The balloons stayed in the net above the ballroom. The bugles stayed unblown. The sacred oils stayed unsmeared on any foreheads. The party hasn’t picked a champion. Ex-MPP Frank Klees called for the party executives to resign.

Voting concluded Friday and the results were so close between veteran Christine Elliott and insurgent Doug Ford that fine technicalities in the counting mattered. Specifically, a technicality that had escaped the leadership-campaign organizers until it suddenly became important: Some of the ballots didn’t indicate which riding the voter lives in.

The party uses a weighted voting system to pick its leader: Each constituency in Ontario is accorded 100 points, divided up according to the percentage of votes each candidate wins there.

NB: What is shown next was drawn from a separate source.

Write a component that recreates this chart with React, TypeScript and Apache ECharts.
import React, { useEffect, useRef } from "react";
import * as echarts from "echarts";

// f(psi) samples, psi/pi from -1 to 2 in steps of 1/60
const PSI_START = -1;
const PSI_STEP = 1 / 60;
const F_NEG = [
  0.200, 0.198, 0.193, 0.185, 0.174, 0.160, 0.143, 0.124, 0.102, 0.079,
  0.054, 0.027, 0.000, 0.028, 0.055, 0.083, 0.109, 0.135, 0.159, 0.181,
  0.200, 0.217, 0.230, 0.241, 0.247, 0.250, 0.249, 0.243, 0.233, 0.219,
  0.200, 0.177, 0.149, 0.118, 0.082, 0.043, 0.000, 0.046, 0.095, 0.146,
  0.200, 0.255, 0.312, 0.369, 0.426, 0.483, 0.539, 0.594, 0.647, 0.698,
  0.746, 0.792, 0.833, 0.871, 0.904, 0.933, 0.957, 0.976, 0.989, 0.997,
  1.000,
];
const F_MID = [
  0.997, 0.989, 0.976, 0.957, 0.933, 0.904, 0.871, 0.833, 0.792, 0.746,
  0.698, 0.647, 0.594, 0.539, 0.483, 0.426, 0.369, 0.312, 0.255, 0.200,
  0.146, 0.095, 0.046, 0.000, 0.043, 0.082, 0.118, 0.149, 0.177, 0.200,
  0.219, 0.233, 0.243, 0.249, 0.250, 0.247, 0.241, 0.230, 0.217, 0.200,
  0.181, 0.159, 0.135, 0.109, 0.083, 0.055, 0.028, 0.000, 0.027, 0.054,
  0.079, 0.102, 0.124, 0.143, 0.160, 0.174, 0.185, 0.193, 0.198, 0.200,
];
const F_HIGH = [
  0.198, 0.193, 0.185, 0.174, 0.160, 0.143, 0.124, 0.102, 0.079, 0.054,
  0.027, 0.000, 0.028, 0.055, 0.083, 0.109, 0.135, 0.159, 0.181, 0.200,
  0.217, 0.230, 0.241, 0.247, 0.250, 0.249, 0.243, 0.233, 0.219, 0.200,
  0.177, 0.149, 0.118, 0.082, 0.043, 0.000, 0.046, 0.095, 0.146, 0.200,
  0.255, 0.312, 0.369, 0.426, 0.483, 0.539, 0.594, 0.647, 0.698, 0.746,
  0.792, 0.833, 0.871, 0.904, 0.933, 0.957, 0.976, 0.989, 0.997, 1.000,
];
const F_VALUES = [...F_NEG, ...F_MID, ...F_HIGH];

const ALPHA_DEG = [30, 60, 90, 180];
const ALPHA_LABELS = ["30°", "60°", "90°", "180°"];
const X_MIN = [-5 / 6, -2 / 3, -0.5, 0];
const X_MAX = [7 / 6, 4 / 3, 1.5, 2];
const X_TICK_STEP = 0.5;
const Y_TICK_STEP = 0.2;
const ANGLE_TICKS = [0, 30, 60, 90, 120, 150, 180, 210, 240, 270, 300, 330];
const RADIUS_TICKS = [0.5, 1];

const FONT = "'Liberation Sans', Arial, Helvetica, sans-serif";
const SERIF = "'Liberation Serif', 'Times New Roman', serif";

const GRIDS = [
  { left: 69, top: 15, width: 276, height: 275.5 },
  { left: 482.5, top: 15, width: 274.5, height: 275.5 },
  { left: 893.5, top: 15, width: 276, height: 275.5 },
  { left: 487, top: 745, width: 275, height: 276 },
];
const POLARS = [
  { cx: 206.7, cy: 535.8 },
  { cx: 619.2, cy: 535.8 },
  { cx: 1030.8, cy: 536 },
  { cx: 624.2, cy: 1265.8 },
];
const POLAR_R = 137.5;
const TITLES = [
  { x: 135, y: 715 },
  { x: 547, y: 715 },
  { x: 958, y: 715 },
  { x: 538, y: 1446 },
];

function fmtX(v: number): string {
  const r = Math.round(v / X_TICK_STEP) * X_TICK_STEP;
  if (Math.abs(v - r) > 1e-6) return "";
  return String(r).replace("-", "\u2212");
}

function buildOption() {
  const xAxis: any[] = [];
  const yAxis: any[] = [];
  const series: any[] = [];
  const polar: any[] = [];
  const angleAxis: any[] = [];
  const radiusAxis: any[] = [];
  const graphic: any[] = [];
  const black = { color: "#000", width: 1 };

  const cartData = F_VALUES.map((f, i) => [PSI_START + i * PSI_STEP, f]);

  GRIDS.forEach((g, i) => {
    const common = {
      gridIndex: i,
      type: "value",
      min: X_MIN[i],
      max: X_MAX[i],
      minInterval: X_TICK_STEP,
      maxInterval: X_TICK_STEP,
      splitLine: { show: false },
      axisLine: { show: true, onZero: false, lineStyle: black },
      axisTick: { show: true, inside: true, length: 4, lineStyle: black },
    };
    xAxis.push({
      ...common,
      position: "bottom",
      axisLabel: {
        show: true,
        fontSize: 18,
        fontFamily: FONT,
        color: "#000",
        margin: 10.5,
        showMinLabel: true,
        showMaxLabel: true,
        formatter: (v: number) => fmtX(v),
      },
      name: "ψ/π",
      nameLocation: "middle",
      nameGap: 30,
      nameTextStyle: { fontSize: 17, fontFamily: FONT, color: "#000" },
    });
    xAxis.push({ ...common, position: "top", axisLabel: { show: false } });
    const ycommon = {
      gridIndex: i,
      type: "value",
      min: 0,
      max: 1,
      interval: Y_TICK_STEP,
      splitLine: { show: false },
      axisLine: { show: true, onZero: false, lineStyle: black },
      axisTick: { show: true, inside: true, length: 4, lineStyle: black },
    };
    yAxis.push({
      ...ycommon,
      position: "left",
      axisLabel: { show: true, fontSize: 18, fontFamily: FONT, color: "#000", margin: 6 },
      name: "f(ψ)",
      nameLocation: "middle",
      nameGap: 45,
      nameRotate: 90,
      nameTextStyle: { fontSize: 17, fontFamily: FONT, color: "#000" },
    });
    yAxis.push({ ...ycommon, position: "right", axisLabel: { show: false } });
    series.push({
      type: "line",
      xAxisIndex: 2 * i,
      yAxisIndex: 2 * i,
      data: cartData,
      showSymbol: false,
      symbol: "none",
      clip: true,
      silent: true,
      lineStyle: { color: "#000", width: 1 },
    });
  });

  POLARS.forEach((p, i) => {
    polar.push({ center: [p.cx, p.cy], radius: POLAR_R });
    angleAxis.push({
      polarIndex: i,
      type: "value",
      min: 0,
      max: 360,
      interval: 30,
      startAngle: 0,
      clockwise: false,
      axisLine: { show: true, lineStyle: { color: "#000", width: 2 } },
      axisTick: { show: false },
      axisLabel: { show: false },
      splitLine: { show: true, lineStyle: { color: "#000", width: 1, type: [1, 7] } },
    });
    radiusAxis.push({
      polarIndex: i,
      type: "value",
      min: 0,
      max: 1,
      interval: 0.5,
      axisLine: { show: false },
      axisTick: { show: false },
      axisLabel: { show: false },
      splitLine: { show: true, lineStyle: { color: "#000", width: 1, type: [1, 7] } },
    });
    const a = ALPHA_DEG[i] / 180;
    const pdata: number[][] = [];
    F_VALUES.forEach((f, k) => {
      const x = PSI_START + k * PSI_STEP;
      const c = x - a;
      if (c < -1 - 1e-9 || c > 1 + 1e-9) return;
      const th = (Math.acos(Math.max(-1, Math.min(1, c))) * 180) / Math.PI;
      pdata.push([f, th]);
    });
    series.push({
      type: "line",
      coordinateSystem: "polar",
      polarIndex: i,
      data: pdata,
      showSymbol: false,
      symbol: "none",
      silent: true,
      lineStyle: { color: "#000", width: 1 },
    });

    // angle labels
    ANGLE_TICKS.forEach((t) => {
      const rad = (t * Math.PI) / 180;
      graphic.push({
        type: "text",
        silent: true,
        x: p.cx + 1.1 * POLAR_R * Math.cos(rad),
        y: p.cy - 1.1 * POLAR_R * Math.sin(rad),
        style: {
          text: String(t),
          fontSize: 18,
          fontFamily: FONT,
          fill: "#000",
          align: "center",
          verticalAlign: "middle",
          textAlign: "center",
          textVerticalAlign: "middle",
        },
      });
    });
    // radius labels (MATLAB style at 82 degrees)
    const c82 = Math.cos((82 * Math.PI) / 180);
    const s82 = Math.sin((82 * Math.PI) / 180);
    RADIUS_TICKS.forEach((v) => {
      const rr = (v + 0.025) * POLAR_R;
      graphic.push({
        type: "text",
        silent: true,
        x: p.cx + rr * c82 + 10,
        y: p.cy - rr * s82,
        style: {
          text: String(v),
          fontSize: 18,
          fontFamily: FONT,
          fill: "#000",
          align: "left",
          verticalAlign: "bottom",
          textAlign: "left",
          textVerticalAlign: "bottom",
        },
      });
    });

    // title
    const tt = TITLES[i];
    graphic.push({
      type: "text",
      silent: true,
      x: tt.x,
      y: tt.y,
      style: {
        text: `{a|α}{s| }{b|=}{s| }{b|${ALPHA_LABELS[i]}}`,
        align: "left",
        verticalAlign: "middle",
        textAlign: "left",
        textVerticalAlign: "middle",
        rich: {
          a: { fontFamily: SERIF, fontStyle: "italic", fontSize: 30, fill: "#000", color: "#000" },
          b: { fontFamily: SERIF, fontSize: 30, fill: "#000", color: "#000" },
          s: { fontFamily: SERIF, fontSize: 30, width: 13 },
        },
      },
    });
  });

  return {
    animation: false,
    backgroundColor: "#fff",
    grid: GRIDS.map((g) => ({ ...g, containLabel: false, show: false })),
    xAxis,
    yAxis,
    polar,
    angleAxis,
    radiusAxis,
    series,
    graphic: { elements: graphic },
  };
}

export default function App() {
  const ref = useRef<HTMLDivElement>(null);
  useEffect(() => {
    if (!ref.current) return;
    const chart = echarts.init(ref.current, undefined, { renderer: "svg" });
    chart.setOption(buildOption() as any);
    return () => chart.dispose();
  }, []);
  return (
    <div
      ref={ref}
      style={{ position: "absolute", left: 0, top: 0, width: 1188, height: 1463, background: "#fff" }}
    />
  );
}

If the difference between Elliott and Ford had been thousands of votes, transmogrified into hundreds of points through the riding-by-riding calculator machine, it wouldn’t have mattered. But the difference is not thousands of votes, it’s hundreds — with, it’s rumoured, Elliott ahead slightly in raw votes, Ford ahead slightly in the points calculation that matters under the rules.

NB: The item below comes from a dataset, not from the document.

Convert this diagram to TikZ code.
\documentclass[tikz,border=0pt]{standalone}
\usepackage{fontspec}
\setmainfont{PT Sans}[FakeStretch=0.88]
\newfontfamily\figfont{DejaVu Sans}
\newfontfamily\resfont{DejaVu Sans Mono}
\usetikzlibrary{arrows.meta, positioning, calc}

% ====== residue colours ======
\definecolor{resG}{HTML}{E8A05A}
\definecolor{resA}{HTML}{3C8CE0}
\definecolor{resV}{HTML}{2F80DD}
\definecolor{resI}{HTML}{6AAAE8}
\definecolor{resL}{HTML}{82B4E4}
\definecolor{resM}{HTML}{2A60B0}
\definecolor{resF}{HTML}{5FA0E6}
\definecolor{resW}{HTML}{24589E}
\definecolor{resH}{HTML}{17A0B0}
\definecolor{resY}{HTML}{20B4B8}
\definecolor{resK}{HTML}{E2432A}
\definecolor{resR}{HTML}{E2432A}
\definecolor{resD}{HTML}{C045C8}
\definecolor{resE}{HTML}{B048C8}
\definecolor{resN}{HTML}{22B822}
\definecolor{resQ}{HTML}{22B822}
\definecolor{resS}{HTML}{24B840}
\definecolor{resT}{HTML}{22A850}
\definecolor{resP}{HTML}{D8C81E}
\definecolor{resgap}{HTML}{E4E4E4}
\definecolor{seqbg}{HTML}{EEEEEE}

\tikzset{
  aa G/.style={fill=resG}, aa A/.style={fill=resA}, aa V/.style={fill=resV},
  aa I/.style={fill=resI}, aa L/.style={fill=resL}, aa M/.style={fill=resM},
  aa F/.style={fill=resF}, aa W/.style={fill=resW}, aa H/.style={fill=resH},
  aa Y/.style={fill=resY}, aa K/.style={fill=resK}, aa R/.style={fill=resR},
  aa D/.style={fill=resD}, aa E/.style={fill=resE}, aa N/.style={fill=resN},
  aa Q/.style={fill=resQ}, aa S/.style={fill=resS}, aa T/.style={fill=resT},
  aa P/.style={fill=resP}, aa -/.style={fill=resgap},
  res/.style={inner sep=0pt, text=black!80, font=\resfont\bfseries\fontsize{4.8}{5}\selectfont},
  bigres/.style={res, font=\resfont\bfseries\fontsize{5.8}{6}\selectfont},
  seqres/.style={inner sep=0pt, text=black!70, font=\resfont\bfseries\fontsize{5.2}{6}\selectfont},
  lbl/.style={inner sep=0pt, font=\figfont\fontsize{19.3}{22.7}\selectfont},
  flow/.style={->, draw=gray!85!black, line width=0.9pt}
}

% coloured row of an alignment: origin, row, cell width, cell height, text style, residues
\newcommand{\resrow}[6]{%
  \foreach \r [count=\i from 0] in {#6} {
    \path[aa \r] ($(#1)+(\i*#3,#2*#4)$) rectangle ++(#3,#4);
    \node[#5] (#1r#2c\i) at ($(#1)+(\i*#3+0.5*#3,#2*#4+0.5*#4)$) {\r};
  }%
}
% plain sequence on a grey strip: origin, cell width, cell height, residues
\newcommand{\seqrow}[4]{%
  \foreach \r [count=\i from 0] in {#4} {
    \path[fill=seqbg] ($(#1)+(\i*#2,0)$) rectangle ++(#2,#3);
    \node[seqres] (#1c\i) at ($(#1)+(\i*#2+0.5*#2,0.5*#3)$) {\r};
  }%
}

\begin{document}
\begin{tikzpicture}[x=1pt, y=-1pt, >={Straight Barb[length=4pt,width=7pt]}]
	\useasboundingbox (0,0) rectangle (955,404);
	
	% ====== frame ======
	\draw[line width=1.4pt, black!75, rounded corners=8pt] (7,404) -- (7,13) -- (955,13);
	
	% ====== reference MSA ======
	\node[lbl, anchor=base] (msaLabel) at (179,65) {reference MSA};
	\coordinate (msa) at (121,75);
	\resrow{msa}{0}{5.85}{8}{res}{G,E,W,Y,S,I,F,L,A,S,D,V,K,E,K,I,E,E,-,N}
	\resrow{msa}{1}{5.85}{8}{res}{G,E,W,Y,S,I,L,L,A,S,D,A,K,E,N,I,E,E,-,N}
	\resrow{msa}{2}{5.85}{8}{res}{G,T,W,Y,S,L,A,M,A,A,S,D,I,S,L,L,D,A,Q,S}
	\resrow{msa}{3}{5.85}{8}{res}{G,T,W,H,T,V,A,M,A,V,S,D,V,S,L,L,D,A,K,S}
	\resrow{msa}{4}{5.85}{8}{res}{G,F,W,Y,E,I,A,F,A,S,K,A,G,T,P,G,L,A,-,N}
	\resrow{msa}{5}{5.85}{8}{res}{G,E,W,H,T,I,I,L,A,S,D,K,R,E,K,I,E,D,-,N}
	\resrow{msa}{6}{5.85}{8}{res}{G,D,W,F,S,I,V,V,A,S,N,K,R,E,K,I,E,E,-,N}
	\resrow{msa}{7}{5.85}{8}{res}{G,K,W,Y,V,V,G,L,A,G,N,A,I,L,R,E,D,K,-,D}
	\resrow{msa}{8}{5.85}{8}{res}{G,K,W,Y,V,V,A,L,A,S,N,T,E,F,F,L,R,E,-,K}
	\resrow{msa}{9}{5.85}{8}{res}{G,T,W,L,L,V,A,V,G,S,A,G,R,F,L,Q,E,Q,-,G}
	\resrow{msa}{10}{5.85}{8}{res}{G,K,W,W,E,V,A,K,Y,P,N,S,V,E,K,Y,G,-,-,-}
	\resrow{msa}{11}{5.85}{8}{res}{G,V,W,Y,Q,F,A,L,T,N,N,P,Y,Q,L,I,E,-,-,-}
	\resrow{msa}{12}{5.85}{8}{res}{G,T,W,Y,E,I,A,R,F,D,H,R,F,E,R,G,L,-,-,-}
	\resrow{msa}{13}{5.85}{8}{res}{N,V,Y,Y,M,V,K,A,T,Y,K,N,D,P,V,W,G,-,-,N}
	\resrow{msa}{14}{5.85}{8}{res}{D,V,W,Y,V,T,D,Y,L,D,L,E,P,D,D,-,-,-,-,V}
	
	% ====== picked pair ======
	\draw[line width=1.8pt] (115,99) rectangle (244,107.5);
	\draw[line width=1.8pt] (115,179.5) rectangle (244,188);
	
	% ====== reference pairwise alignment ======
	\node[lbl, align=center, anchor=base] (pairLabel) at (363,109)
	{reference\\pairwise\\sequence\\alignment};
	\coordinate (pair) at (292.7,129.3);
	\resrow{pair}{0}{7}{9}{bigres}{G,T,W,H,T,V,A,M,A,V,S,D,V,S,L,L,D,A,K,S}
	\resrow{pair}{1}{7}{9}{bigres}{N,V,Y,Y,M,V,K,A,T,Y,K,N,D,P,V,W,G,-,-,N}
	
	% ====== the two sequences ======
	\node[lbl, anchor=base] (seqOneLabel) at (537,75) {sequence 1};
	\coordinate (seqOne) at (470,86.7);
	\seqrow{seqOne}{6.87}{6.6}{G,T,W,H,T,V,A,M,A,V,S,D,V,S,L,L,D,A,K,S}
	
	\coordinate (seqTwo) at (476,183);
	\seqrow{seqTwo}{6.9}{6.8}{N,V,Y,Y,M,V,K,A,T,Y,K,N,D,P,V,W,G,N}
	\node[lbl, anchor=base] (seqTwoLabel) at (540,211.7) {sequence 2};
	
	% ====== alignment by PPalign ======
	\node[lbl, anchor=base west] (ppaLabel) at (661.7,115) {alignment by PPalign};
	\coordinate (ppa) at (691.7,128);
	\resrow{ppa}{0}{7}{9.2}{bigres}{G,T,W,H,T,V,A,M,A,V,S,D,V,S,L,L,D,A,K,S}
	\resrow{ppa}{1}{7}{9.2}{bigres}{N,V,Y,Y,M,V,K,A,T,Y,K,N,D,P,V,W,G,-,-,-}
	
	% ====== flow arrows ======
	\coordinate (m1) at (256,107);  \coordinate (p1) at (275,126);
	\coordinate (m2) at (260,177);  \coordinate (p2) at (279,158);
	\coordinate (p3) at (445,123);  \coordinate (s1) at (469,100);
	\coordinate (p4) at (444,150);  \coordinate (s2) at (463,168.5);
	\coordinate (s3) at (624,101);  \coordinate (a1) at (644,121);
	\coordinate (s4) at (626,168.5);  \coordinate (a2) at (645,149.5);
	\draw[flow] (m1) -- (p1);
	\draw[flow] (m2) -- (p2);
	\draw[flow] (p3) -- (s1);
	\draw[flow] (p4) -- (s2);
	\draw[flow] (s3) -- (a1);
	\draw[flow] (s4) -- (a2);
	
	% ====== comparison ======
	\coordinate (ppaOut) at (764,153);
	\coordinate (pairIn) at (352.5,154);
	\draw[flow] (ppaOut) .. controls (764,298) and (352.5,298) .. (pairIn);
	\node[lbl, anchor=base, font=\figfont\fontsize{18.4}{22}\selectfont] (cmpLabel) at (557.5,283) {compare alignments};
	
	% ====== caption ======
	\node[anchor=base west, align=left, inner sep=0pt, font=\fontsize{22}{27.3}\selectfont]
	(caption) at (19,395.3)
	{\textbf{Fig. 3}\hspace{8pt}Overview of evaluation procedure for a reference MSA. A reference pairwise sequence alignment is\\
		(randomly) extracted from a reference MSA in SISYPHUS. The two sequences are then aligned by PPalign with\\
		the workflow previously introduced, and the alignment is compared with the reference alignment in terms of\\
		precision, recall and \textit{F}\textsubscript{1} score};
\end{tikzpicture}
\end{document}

(The other two candidates, Tanya Granic Allen and Caroline Mulroney, finished out of the running.)

The free-floating votes have postal codes attached to them, apparently, but some postal codes straddle riding boundaries. They’re not definitive about the voter’s residence.

It’s such a particularly awful mess because Ford, in the last days of the campaign last week, all but accused the party brass of trying to throw the race to Elliott.

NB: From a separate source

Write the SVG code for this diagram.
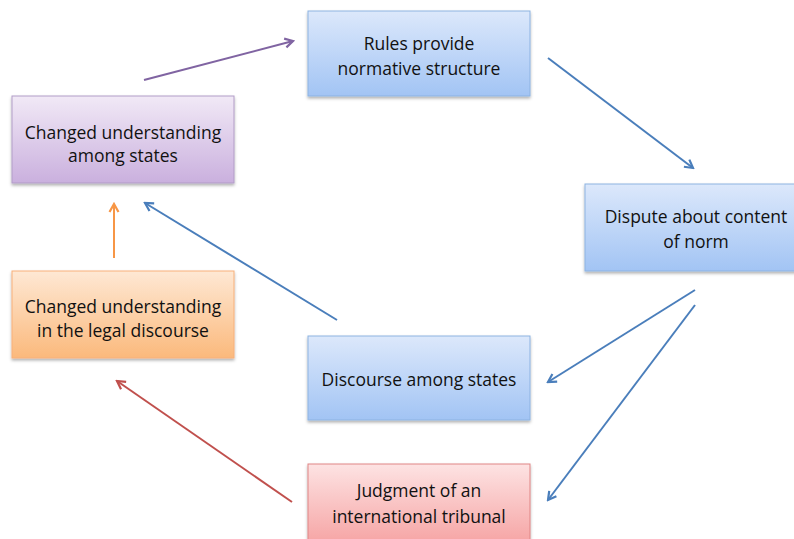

It wasn’t subtle: “The leadership vote has been corrupted,” he wrote in an email blast to supporters. “The same group of insiders that oversaw rigged nominations over the past two years has made a two-tier system that favours their hand-picked elites over regular party members.”

A dozen MPPs backed Elliott. Two backed Ford.

The Progressive Conservatives desperately, desperately need unity after this. They said so from the stage, before all the badness went down.

Do not let small differences, which are inevitable in a leadership campaign, distract us, interim leader Vic Fedeli said early in the afternoon, when the train was still on the rails. He immediately repeated it for emphasis.

“Stay together. Stay united. Stay strong. Uniting is not something that simply happens to us. Uniting is something we do,” he said. He was pleased to be handing over the controls to the new leader. Good to go.

The party invited Jason Kenney, the former federal minister and now leader of Alberta’s provincial conservatives, to fire up the crowd. He reminded Ontario Tories what they, and conservatives across the country, agree on: they hate and distrust Premier Kathleen Wynne and the Liberals, they scorn Prime Minister Justin Trudeau (“Prime Minister Dressup,” Kenney called him, and threw in a joke about Trudeau’s gender-neutral language), and they will do anything to fight a carbon tax.

“We need you. All Canadians need you to turn this province around,” Kenney told them.

Maybe this will be a blip. The Tories have ticked up in the polls throughout the leadership race, occasioned by Patrick Brown’s abrupt resignation in a scandal over sexual misconduct. The leadership candidates attacked each other publicly, they stomped on Brown’s memory (and his mercurial decisions to pop into the leadership race and then leave it again). Members complained about the voting system.

The news in provincial politics for more than a month has been about Progressive Conservatives fighting among themselves, and it hasn’t hurt them.

But this party is supposed to be a government in waiting. Whatever the polls show, it’s not looking like one.